Modello Albania in chiave social: ufficiale il blocco a TikTok

Da giovedì 13 marzo l’Albania ha chiuso le porte a TikTok; entra ufficialmente in vigore il blocco che il Primo Ministro Edi Rama aveva annunciato lo scorso dicembre. Per tutto il 2025 gli utenti albanesi non potranno dunque accedere al social, in virtù dello sbarramento posto dai fornitori dei servizi internet circa l’accesso ai server dell’app, con tanto di conferma scritta comprovante l’adempimento, inviata al governo. Onde evitare per lo meno le più agevoli elusioni, l’ASKS, Autorità Nazionale per la Sicurezza Informatica albanese, ha reso noto un elenco di circa 200 domini web da rendere inaccessibili.
Una posizione forte
La misura denota con chiarezza una presa di posizione assolutamente forte nei confronti di uno dei temi bollenti di questa e delle generazioni a venire: i social e il loro lato oscuro. L’analisi di questa scelta, però, non può certo essere liquidata con una comoda riflessione sulla nocività dei social nella loro degenerazione. È opportuno dunque partire da quella famosa goccia che fece traboccare il vaso, dipanando poi il percorso argomentativo su una più ampia scala di ragioni.
Tutto origina dalla tensione scaturita in seguito all’accoltellamento, poi rivelatosi letale, di uno studente di 14 anni da parte di un coetaneo, nel novembre 2024 a Tirana.
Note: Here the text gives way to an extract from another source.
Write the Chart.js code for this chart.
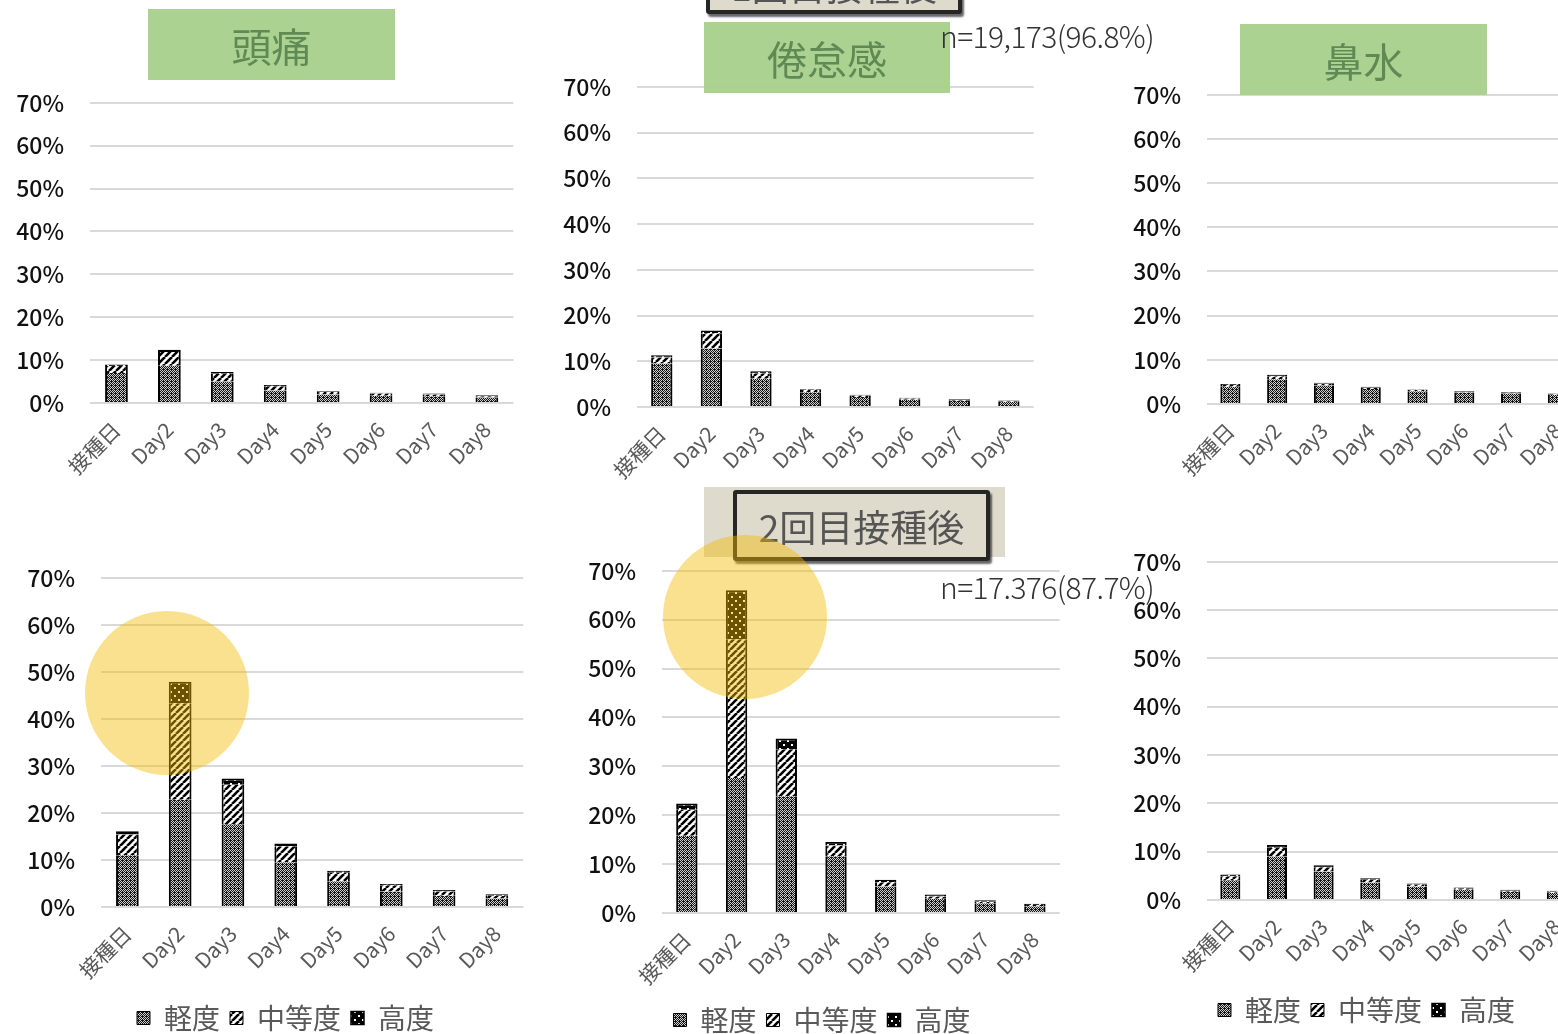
<!DOCTYPE html>
<html>
<head>
<meta charset="utf-8">
<script src="https://cdn.jsdelivr.net/npm/chart.js@4.4.0/dist/chart.umd.min.js"></script>
<style>
    html, body {
        margin: 0;
        padding: 0;
        background: #fff;
        width: 1558px;
        height: 1034px;
        overflow: hidden;
        position: relative;
        font-family: "Noto Sans CJK JP", "Noto Sans", sans-serif;
    }
    canvas { position: absolute; }
    .title {
        position: absolute;
        background: rgba(169, 209, 142, 0.97);
        color: #5f8a54;
        font-size: 40px;
        display: flex;
        align-items: center;
        justify-content: center;
        z-index: 2;
    }
    .dose-bg {
        position: absolute;
        background: #dedacc;
        z-index: 2;
    }
    .dose {
        position: absolute;
        box-sizing: border-box;
        border: 4px solid #262626;
        border-radius: 3px;
        background: #dedacc;
        color: #555;
        font-size: 37px;
        display: flex;
        align-items: center;
        justify-content: center;
        box-shadow: 2px 3px 2px rgba(0, 0, 0, 0.6);
        z-index: 3;
    }
    .count {
        position: absolute;
        color: #333;
        font-size: 30px;
        font-weight: 300;
        letter-spacing: -0.6px;
        z-index: 3;
        line-height: 1;
    }
    .spot {
        position: absolute;
        border-radius: 50%;
        background: rgba(243, 186, 0, 0.44);
        z-index: 5;
    }
</style>
</head>
<body>

<div class="dose" style="left:706px; top:-44px; width:256px; height:58px;">1回目接種後</div>
<div class="title" style="left:148px; top:9px; width:247px; height:71px;">頭痛</div>
<div class="title" style="left:704px; top:22px; width:246px; height:71px;">倦怠感</div>
<div class="title" style="left:1240px; top:24px; width:247px; height:71px;">鼻水</div>
<div class="count" style="left:940px; top:20px;">n=19,173(96.8%)</div>

<div class="dose-bg" style="left:704px; top:487px; width:301px; height:70px;"></div>
<div class="dose" style="left:733px; top:490px; width:257px; height:71px;">2回目接種後</div>
<div class="count" style="left:940px; top:571px;">n=17.376(87.7%)</div>

<div class="spot" style="left:85px; top:611px; width:164px; height:164px;"></div>
<div class="spot" style="left:663px; top:535px; width:164px; height:164px;"></div>

<script>
// categories and severity levels
const days = ['接種日', 'Day2', 'Day3', 'Day4', 'Day5', 'Day6', 'Day7', 'Day8'];
const levels = ['軽度', '中等度', '高度'];
const yTicks = [0, 10, 20, 30, 40, 50, 60, 70];

// 1回目接種後 (%)
const headacheMild1     = [7.0, 8.7, 5.0, 2.9, 2.0, 1.7, 1.6, 1.3];
const headacheModerate1 = [1.6, 3.2, 1.8, 1.0, 0.6, 0.5, 0.4, 0.3];
const headacheSevere1   = [0.4, 0.5, 0.4, 0.3, 0.2, 0.2, 0.2, 0.2];

const fatigueMild1     = [9.5, 12.8, 6.2, 3.2, 2.2, 1.6, 1.35, 1.1];
const fatigueModerate1 = [1.3, 3.3, 1.2, 0.5, 0.3, 0.25, 0.2, 0.15];
const fatigueSevere1   = [0.5, 0.6, 0.4, 0.2, 0.2, 0.15, 0.15, 0.15];

const noseMild1     = [3.9, 5.6, 4.2, 3.4, 2.9, 2.6, 2.4, 2.1];
const noseModerate1 = [0.4, 0.7, 0.4, 0.3, 0.25, 0.2, 0.15, 0.15];
const noseSevere1   = [0.2, 0.3, 0.2, 0.2, 0.15, 0.15, 0.15, 0.15];

// 2回目接種後 (%)
const headacheMild2     = [11.0, 22.8, 17.6, 9.5, 5.5, 3.3, 2.4, 1.8];
const headacheModerate2 = [4.4, 20.5, 8.4, 3.4, 1.8, 1.3, 0.9, 0.6];
const headacheSevere2   = [0.7, 4.6, 1.3, 0.6, 0.4, 0.3, 0.3, 0.3];

const fatigueMild2     = [15.8, 27.6, 23.9, 11.6, 5.4, 2.9, 2.0, 1.4];
const fatigueModerate2 = [5.3, 28.4, 9.6, 2.2, 0.9, 0.5, 0.3, 0.25];
const fatigueSevere2   = [1.3, 10.0, 2.2, 0.7, 0.5, 0.4, 0.3, 0.25];

const noseMild2     = [4.1, 9.0, 5.9, 3.6, 2.8, 2.1, 1.7, 1.5];
const noseModerate2 = [0.8, 1.8, 0.9, 0.6, 0.35, 0.25, 0.2, 0.2];
const noseSevere2   = [0.4, 0.6, 0.4, 0.3, 0.25, 0.25, 0.2, 0.2];

Chart.defaults.font.family = '"Noto Sans CJK JP", "Noto Sans", sans-serif';

// fill patterns like the Excel hatches
function makePattern(kind) {
    const tile = document.createElement('canvas');
    const g = tile.getContext('2d');
    if (kind === 'mild') {
        tile.width = tile.height = 4;
        g.fillStyle = '#cfcfcf';
        g.fillRect(0, 0, 4, 4);
        g.fillStyle = '#151515';
        for (let x = 0; x < 4; x++) {
            for (let y = 0; y < 4; y++) {
                if ((x + y) % 2 === 0 || (x === 1 && y === 2)) g.fillRect(x, y, 1, 1);
            }
        }
    } else if (kind === 'moderate') {
        tile.width = tile.height = 7;
        g.fillStyle = '#fff';
        g.fillRect(0, 0, 7, 7);
        g.strokeStyle = '#000';
        g.lineWidth = 2.6;
        for (const o of [-7, 0, 7]) {
            g.beginPath();
            g.moveTo(o, 7);
            g.lineTo(o + 7, 0);
            g.stroke();
        }
    } else {
        tile.width = tile.height = 8;
        g.fillStyle = '#000';
        g.fillRect(0, 0, 8, 8);
        g.fillStyle = '#fff';
        g.fillRect(1, 1, 2, 2);
        g.fillRect(5, 5, 2, 2);
    }
    return g.createPattern(tile, 'repeat');
}

const fills = [makePattern('mild'), makePattern('moderate'), makePattern('severe')];
const borders = [
    { left: 2, right: 2, top: 0, bottom: 0 },
    { left: 2, right: 2, top: 0, bottom: 0 },
    { left: 2, right: 2, top: 2, bottom: 0 }
];

// plot = [left, top, right, bottom] of the plot area on the page
const panels = [
    { series: [headacheMild1, headacheModerate1, headacheSevere1], plot: [90, 103, 514, 403], xh: 90, legend: false, shift: 0 },
    { series: [fatigueMild1, fatigueModerate1, fatigueSevere1], plot: [637, 87, 1036, 407], xh: 90, legend: false, shift: 0 },
    { series: [noseMild1, noseModerate1, noseSevere1], plot: [1207, 95, 1585, 404], xh: 90, legend: false, shift: 0 },
    { series: [headacheMild2, headacheModerate2, headacheSevere2], plot: [101, 578, 524, 907], xh: 87, legend: true, shift: 23 },
    { series: [fatigueMild2, fatigueModerate2, fatigueSevere2], plot: [662, 571, 1062, 913], xh: 83, legend: true, shift: 10 },
    { series: [noseMild2, noseModerate2, noseSevere2], plot: [1207, 562, 1584, 900], xh: 86, legend: true, shift: 21 }
];

const yw = 100, padTop = 20, topGap = 20, padR = 5, legendH = 48, padB = 10;

panels.forEach(p => {
    const [l, t, r, b] = p.plot;
    const canvas = document.createElement('canvas');
    canvas.width = yw + (r - l) + padR;
    canvas.height = padTop + topGap + (b - t) + p.xh + (p.legend ? legendH : 0) + padB;
    canvas.style.left = (l - yw) + 'px';
    canvas.style.top = (t - padTop - topGap) + 'px';
    document.body.appendChild(canvas);

    const datasets = p.series.map((data, i) => ({
        label: levels[i],
        data: data,
        backgroundColor: fills[i],
        borderColor: '#000',
        borderWidth: borders[i],
        borderSkipped: false,
        categoryPercentage: 1,
        barPercentage: 0.43
    }));

    new Chart(canvas, {
        type: 'bar',
        data: { labels: days, datasets: datasets },
        options: {
            responsive: false,
            animation: false,
            layout: { padding: { left: 0, top: padTop, right: padR, bottom: padB } },
            plugins: {
                tooltip: { enabled: false },
                legend: {
                    display: p.legend,
                    position: 'bottom',
                    labels: {
                        boxWidth: 13,
                        boxHeight: 13,
                        padding: 10,
                        color: '#595959',
                        font: { size: 28 }
                    }
                }
            },
            scales: {
                x: {
                    stacked: true,
                    grid: { display: false, drawTicks: false },
                    border: { display: false },
                    ticks: {
                        autoSkip: false,
                        minRotation: 45,
                        maxRotation: 45,
                        padding: 14,
                        color: '#595959',
                        font: { size: 21 }
                    },
                    afterFit: s => { s.height = p.xh; }
                },
                y: {
                    stacked: true,
                    min: yTicks[0],
                    max: yTicks[yTicks.length - 1],
                    grid: { color: '#d9d9d9', lineWidth: 2, drawTicks: false },
                    border: { display: false },
                    afterBuildTicks: s => { s.ticks = yTicks.map(v => ({ value: v })); },
                    ticks: {
                        padding: 26,
                        color: '#111',
                        font: { size: 23, weight: '500' },
                        callback: v => v + '%'
                    },
                    afterFit: s => { s.width = yw; }
                }
            }
        },
        plugins: [{
            id: 'legendShift',
            afterLayout(chart) {
                if (chart.legend && p.shift) {
                    chart.legend.left += p.shift;
                    chart.legend.right += p.shift;
                }
            }
        }]
    });
});
</script>
</body>
</html>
Secondo quanto riportato da Reuters, la disputa sarebbe nata sui social, per esplicarsi poi in un vero e proprio duello a colpi di pugnale, concludendosi nuovamente sul web con l’omicida che esibisce l’arma del delitto e le braccia sporche di un sangue che non potrà mai essere lavato. Da qui la decisione, coerente con il problema già da tempo attenzionato, forte anche del confronto con numerosi genitori, psicologi e professori.
Allarme sociale
È dunque un crescente allarme sociale che ha, ufficialmente, giustificato il ricorso ad una tanto drastica soluzione. Non sono però mancate aspre critiche dall’opposizione albanese, che vede nel blocco un tentativo di preparare il terreno per le elezioni che si terranno a maggio, in virtù anche della lezione impartita da Georgescu circa la potenza del social anche in termini politici. C’è chi ha addirittura invocato reminiscenze della passata dittatura comunista e la censura ben nota al popolo albanese, chi invece i regimi oscurantisti dell’Afganistan o dell’Iran.
Questa decisione rende l’Albania il primo Paese europeo a muoversi così drasticamente in tal senso, ma non dimentichiamo i provvedimenti già varati da Paesi dislocati per tutto il globo, dall’America all’Australia, passando anche per la nostra Europa, dove Francia e Spagna hanno tentato maggiori restrizioni per i minori di 16 anni, oppure i blocchi già previsti nell’UE per le pubbliche amministrazioni. A prescindere quindi, almeno in questa sede, dalle modalità di azione, è evidente come il problema dei social si stia imponendo con sempre maggiore urgenza e nelle più diverse accezioni: salute dei giovani, tutela dei dati, libertà di informazione, omologazione e appiattimento culturale, per citarne alcuni. Sarebbe necessario, almeno su questo fronte, uno sforzo verso una sinergica volontà di risolvere un problema in rapida espansione che, al di là di convenienze politiche, rischia di divorare infinite masse di persone e drogare una realtà che meriterebbe, invece, di essere Vissuta.